Read the material below and count the lines holding the string "chart". Give that count with nothing added.

## Data lines:
_ _ _ _ _

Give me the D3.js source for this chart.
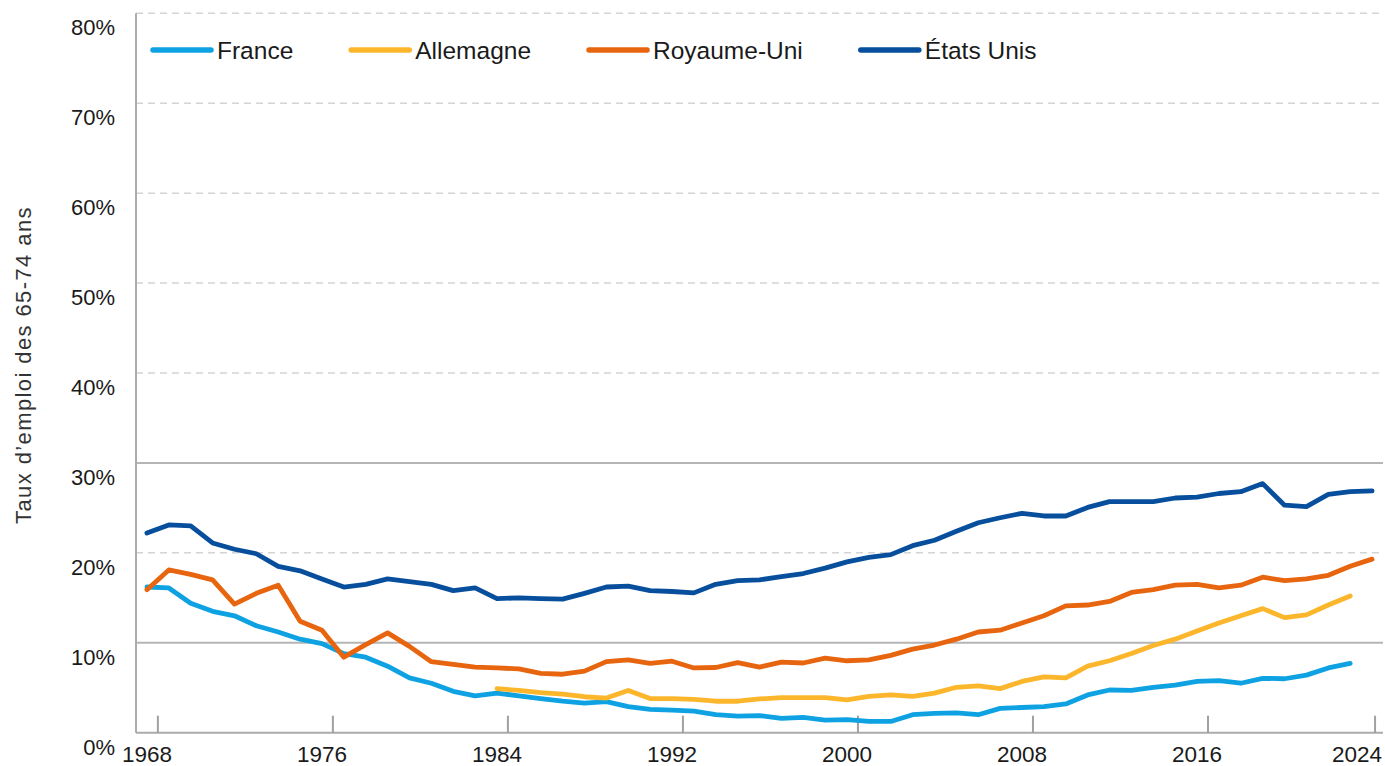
<!DOCTYPE html>
<html>
<head>
<meta charset="utf-8">
<script src="https://cdn.jsdelivr.net/npm/d3@7"></script>
<style>
  body { margin: 0; background: #fff; }
  svg { display: block; }
</style>
</head>
<body>
<svg id="chart" width="1385" height="766"></svg>
<script>
// Years on the x-axis (one point per year)
const years = d3.range(1968, 2025);

// Employment rate of 65-74 year olds, in %
const france = [16.2, 16.1, 14.4, 13.5, 13.0, 11.9, 11.2, 10.4, 9.9, 8.8,
    8.4, 7.4, 6.1, 5.5, 4.6, 4.1, 4.4, 4.1, 3.8, 3.5,
    3.3, 3.45, 2.9, 2.6, 2.5, 2.4, 2.0, 1.85, 1.9, 1.6,
    1.7, 1.4, 1.45, 1.25, 1.25, 2.0, 2.15, 2.2, 2.0, 2.7,
    2.8, 2.9, 3.2, 4.2, 4.75, 4.7, 5.05, 5.3, 5.7, 5.8,
    5.5, 6.05, 6.0, 6.4, 7.2, 7.7, null];

// Germany starts in 1984
const allemagne = [null, null, null, null, null, null, null, null, null, null,
    null, null, null, null, null, null, 4.9, 4.7, 4.45, 4.3,
    4.0, 3.85, 4.7, 3.8, 3.8, 3.7, 3.5, 3.5, 3.75, 3.9,
    3.9, 3.9, 3.65, 4.05, 4.2, 4.05, 4.4, 5.05, 5.2, 4.9,
    5.7, 6.2, 6.1, 7.4, 8.0, 8.8, 9.7, 10.4, 11.3, 12.2,
    13.0, 13.8, 12.8, 13.1, 14.2, 15.2, null];

const royaumeUni = [15.9, 18.1, 17.6, 17.0, 14.3, 15.5, 16.4, 12.4, 11.4, 8.4,
    9.8, 11.1, 9.6, 7.9, 7.6, 7.3, 7.2, 7.1, 6.6, 6.5,
    6.85, 7.9, 8.1, 7.7, 7.95, 7.2, 7.25, 7.8, 7.3, 7.85,
    7.75, 8.3, 8.0, 8.1, 8.6, 9.3, 9.75, 10.4, 11.2, 11.4,
    12.2, 13.0, 14.1, 14.2, 14.6, 15.6, 15.9, 16.4, 16.5, 16.1,
    16.4, 17.3, 16.9, 17.1, 17.5, 18.5, 19.3];

const etatsUnis = [22.2, 23.1, 23.0, 21.1, 20.4, 19.9, 18.5, 18.0, 17.1, 16.2,
    16.5, 17.1, 16.8, 16.5, 15.8, 16.1, 14.9, 15.0, 14.9, 14.85,
    15.5, 16.2, 16.3, 15.8, 15.7, 15.55, 16.5, 16.9, 17.0, 17.35,
    17.7, 18.3, 19.0, 19.5, 19.8, 20.8, 21.4, 22.4, 23.35, 23.9,
    24.4, 24.1, 24.1, 25.05, 25.7, 25.7, 25.7, 26.1, 26.2, 26.6,
    26.8, 27.7, 25.3, 25.15, 26.5, 26.8, 26.9];

const seriesNames = ["France", "Allemagne", "Royaume-Uni", "États Unis"];
const seriesColors = ["#0ea2e3", "#fbb62c", "#e8650f", "#074f9c"];
const seriesValues = [france, allemagne, royaumeUni, etatsUnis];

// Axis ticks
const yTicks = [0, 10, 20, 30, 40, 50, 60, 70, 80];
const solidGrid = [10, 30]; // the other gridlines are dashed
const xTickYears = [1968, 1976, 1984, 1992, 2000, 2008, 2016, 2024];

const yTitle = "Taux d\u2019emploi des 65-74  ans";

const svg = d3.select('#chart');
const width = 1385;
const plotLeft = 136, plotRight = 1383, plotTop = 13.3, plotBottom = 732.7;

// Category axis: each year sits in the middle of its slot
const xScale = d3.scaleLinear()
    .domain([years[0] - 0.5, years[years.length - 1] + 0.5])
    .range([plotLeft, plotRight]);

const yScale = d3.scaleLinear()
    .domain([0, 80])
    .range([plotBottom, plotTop]);

const font = "'Liberation Sans', Arial, sans-serif";

// Gridlines
svg.append('g')
    .selectAll('line')
    .data(yTicks.filter(d => d > 0))
    .enter()
    .append('line')
        .attr('x1', plotLeft)
        .attr('x2', plotRight)
        .attr('y1', d => yScale(d))
        .attr('y2', d => yScale(d))
        .attr('stroke', d => solidGrid.includes(d) ? '#b5b5b5' : '#d4d4d4')
        .attr('stroke-width', d => solidGrid.includes(d) ? 2 : 1.5)
        .attr('stroke-dasharray', d => solidGrid.includes(d) ? null : '7,5');

// Y axis line + labels
svg.append('line')
    .attr('x1', plotLeft).attr('x2', plotLeft)
    .attr('y1', plotTop).attr('y2', plotBottom)
    .attr('stroke', '#ababab')
    .attr('stroke-width', 2);

svg.append('g')
    .selectAll('text')
    .data(yTicks)
    .enter()
    .append('text')
        .attr('x', 115)
        .attr('y', d => yScale(d) + 22)
        .attr('text-anchor', 'end')
        .style('font-family', font)
        .style('font-size', '22px')
        .style('fill', '#1a1a1a')
        .text(d => d + '%');

// X axis line, ticks (between categories, pointing up) and labels
svg.append('line')
    .attr('x1', plotLeft).attr('x2', plotRight)
    .attr('y1', plotBottom).attr('y2', plotBottom)
    .attr('stroke', '#ababab')
    .attr('stroke-width', 2);

const lastYear = xTickYears[xTickYears.length - 1];

svg.append('g')
    .selectAll('line')
    .data(xTickYears)
    .enter()
    .append('line')
        .attr('x1', d => d === lastYear ? xScale(d) + 3 : xScale(d + 0.5))
        .attr('x2', d => d === lastYear ? xScale(d) + 3 : xScale(d + 0.5))
        .attr('y1', plotBottom)
        .attr('y2', plotBottom - 17)
        .attr('stroke', '#a0a0a0')
        .attr('stroke-width', 2);

svg.append('g')
    .selectAll('text')
    .data(xTickYears)
    .enter()
    .append('text')
        // last label gets pushed in so it stays inside the picture
        .attr('x', d => d === lastYear ? width - 3 : xScale(d))
        .attr('y', 762)
        .attr('text-anchor', d => d === lastYear ? 'end' : 'middle')
        .style('font-family', font)
        .style('font-size', '22.5px')
        .style('fill', '#1a1a1a')
        .text(d => d);

// Y axis title
svg.append('text')
    .attr('transform', 'translate(31,365) rotate(-90)')
    .attr('text-anchor', 'middle')
    .style('font-family', font)
    .style('font-size', '22px')
    .style('letter-spacing', '1.4px')
    .style('fill', '#333')
    .text(yTitle);

// Lines
const line = d3.line()
    .defined(d => d[1] != null)
    .x(d => xScale(d[0]))
    .y(d => yScale(d[1]));

seriesValues.forEach((vals, i) => {
    svg.append('path')
        .datum(years.map((y, j) => [y, vals[j]]))
        .attr('d', line)
        .attr('fill', 'none')
        .attr('stroke', seriesColors[i])
        .attr('stroke-width', 4.8)
        .attr('stroke-linejoin', 'round')
        .attr('stroke-linecap', 'round');
});

// Legend (one row at the top)
const legend = svg.append('g');
let lx = 153;
seriesNames.forEach((name, i) => {
    legend.append('line')
        .attr('x1', lx).attr('x2', lx + 58)
        .attr('y1', 50).attr('y2', 50)
        .attr('stroke', seriesColors[i])
        .attr('stroke-width', 5.5)
        .attr('stroke-linecap', 'round');
    const t = legend.append('text')
        .attr('x', lx + 64)
        .attr('y', 59)
        .style('font-family', font)
        .style('font-size', '24.5px')
        .style('fill', '#1a1a1a')
        .text(name);
    lx += 64 + t.node().getComputedTextLength() + 58;
});
</script>
</body>
</html>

_ _ _ _ _

## Answer to the problem:
3